Mulailah perjuangan Ibu Farida ini. Masa-masa dimana semua anak membutuhkan perhatian dan biaya yang ketika itu belum begitu marak tentang sekolah gratis. Penghasilan seorang PNS golongan 2 c pada saat itu, Â dengan 6 orang anak dan memasuki usia sekolah, tentu bukan sesuatu yang mudah. Bekerja, mengurus anak, dan membiaya kehidupan 6 orang anak seorang diri, sungguh memerlukan ketekunan dan kesabaran.
Beruntung ketika itu, Pemerintah Provinsi dki Jakarta menerapkan kebijakan unit layanan puskesmas 24 jam, maka ikutlah Ibu Farida jaga di unit ini sebagai perawat. Sudah tentu, sebagai perawat di unit ini, Ia harus mau melaksanakan jaga malam. Demi menambah penghasilan, Ia jalani saja. Selama beberapa tahun, mau tidak mau ia harus jaga pagi, siang dan malam.
Di samping usaha keras sang ibu, di sebagian waktu malam ia sujud dan pasrahkan keadaan kehidupannya kepada Yang Maha Hidup, Allah SWT. Ia meyakini, Tuhan mempunyai rencana baik untuknya.
Waktu terus berjalan. Perlahan dan pasti usaha dan doa sang ibu mulai menuai hasilnya. Anak pertama berhasil menyelesaikan pendidikannya di ITB jurusan teknik elektronika. Anak kedua lulus dari sekolah kedinasan STAN. Sedangkan anak ketiga kuliah di UI Fakultas Ilmu Komputer.
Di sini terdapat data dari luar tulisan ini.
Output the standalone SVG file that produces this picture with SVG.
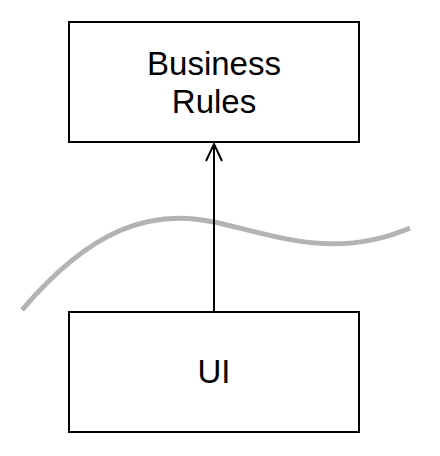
<svg xmlns="http://www.w3.org/2000/svg" width="440" height="456" viewBox="0 0 440 456">
<style>
.box{fill:#fff;stroke:#000;stroke-width:2}
.lbl{font-family:"Liberation Sans",Arial,sans-serif;font-size:33px;fill:#000;text-anchor:middle}
.edge{fill:none;stroke:#000;stroke-width:2}
</style>
<rect width="440" height="456" fill="#fff"/>
<path d="M 22 310 C 90 230, 150 208, 214 222 S 335 260, 410 228" fill="none" stroke="#b3b3b3" stroke-width="5"/>
<g id="business-rules">
<rect class="box" x="69" y="22" width="290" height="120"/>
<text class="lbl" x="214" y="75">Business</text>
<text class="lbl" x="214" y="113">Rules</text>
</g>
<g id="ui">
<rect class="box" x="69" y="312" width="290" height="120"/>
<text class="lbl" x="214" y="383">UI</text>
</g>
<g id="connectors">
<line class="edge" x1="214" y1="312" x2="214" y2="144"/>
<polyline class="edge" points="206,161 214,144 222,161"/>
</g>
</svg>
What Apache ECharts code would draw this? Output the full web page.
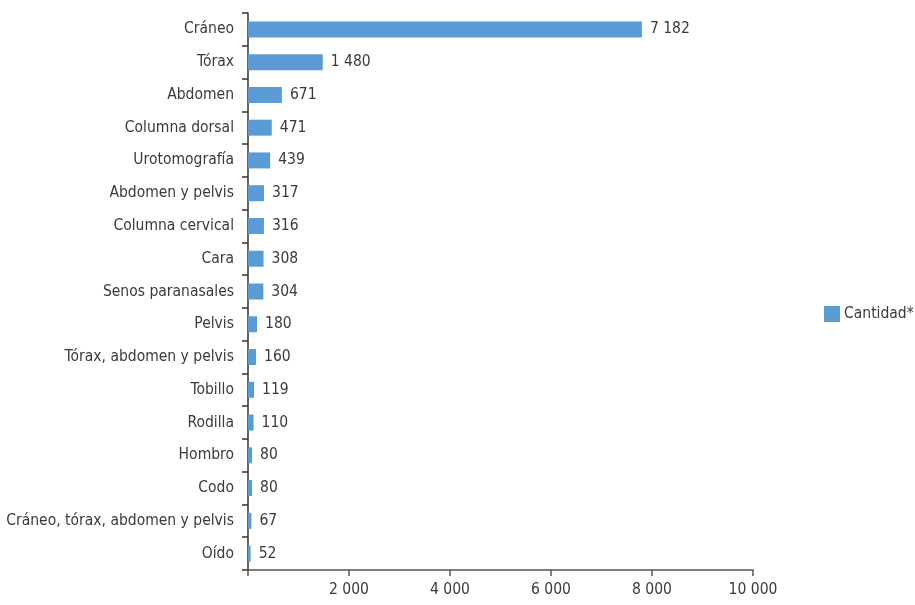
<!DOCTYPE html>
<html><head><meta charset="utf-8">
<script src="https://cdn.jsdelivr.net/npm/echarts@6/dist/echarts.min.js"></script>
<style>html,body{margin:0;padding:0;background:#fff}#c{width:915px;height:605px}</style>
</head><body><div id="c"></div>
<script>
const categories = ["Cráneo","Tórax","Abdomen","Columna dorsal","Urotomografía","Abdomen y pelvis","Columna cervical","Cara","Senos paranasales","Pelvis","Tórax, abdomen y pelvis","Tobillo","Rodilla","Hombro","Codo","Cráneo, tórax, abdomen y pelvis","Oído"];
// values as printed in the labels
const labelValues = [7182,1480,671,471,439,317,316,308,304,180,160,119,110,80,80,67,52];
// bar lengths as drawn (the Cráneo bar is drawn near 7 800 in the reference)
const barValues = [7800,1480,671,471,439,317,316,308,304,180,160,119,110,80,80,67,52];
const xTicks = {min:0, max:10000, interval:2000};
const seriesName = "Cantidad*";

const FONT = '"DejaVu Sans Condensed","Liberation Sans Narrow",sans-serif';
const FS = 15.5;
const TXT = '#3a3a3a';
const fmt = v => String(v).replace(/\B(?=(\d{3})+(?!\d))/g, ' ');

const chart = echarts.init(document.getElementById('c'), null, {renderer:'canvas'});
chart.setOption({
  animation:false,
  textStyle:{fontFamily:FONT},
  grid:{left:248, top:13, right:162, bottom:35, containLabel:false},
  legend:{
    data:[seriesName], orient:'vertical', left:819, top:301,
    itemWidth:16, itemHeight:16, itemGap:6,
    textStyle:{fontFamily:FONT, fontSize:FS, color:TXT, padding:[0,0,0,-1]},
    icon:'rect'
  },
  xAxis:{
    type:'value', min:xTicks.min, max:xTicks.max, interval:xTicks.interval,
    axisLine:{show:true, lineStyle:{color:'#555', width:1.5}},
    axisTick:{show:true, length:6, lineStyle:{color:'#555', width:1.5}},
    splitLine:{show:false},
    axisLabel:{fontFamily:FONT, fontSize:FS, color:TXT, margin:12,
      formatter:v => v===0 ? '' : fmt(v)}
  },
  yAxis:{
    type:'category', data:categories, inverse:true,
    axisLine:{show:true, lineStyle:{color:'#333', width:1.5}},
    axisTick:{show:true, length:6, lineStyle:{color:'#333', width:1.5}},
    axisLabel:{fontFamily:FONT, fontSize:FS, color:TXT, margin:14}
  },
  series:[{
    name:seriesName, type:'bar', data:barValues, barWidth:16,
    itemStyle:{color:'#5b9bd5'},
    label:{show:true, position:'right', distance:8, fontFamily:FONT, fontSize:FS, color:TXT,
      formatter:p => fmt(labelValues[p.dataIndex])}
  }]
});
</script></body></html>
Sementara anak ke empat berhasil menggondol gelar dokter di Fakultas Kedokteran, Universitas Andalas Padang. Anak kelima mengikuti jejak kakaknya nomor 2, yaitu sekolah di STAN. Dan anak yang paling akhir sedang menempuh studi  sarjananya dari UGM jurusan teknik geologi.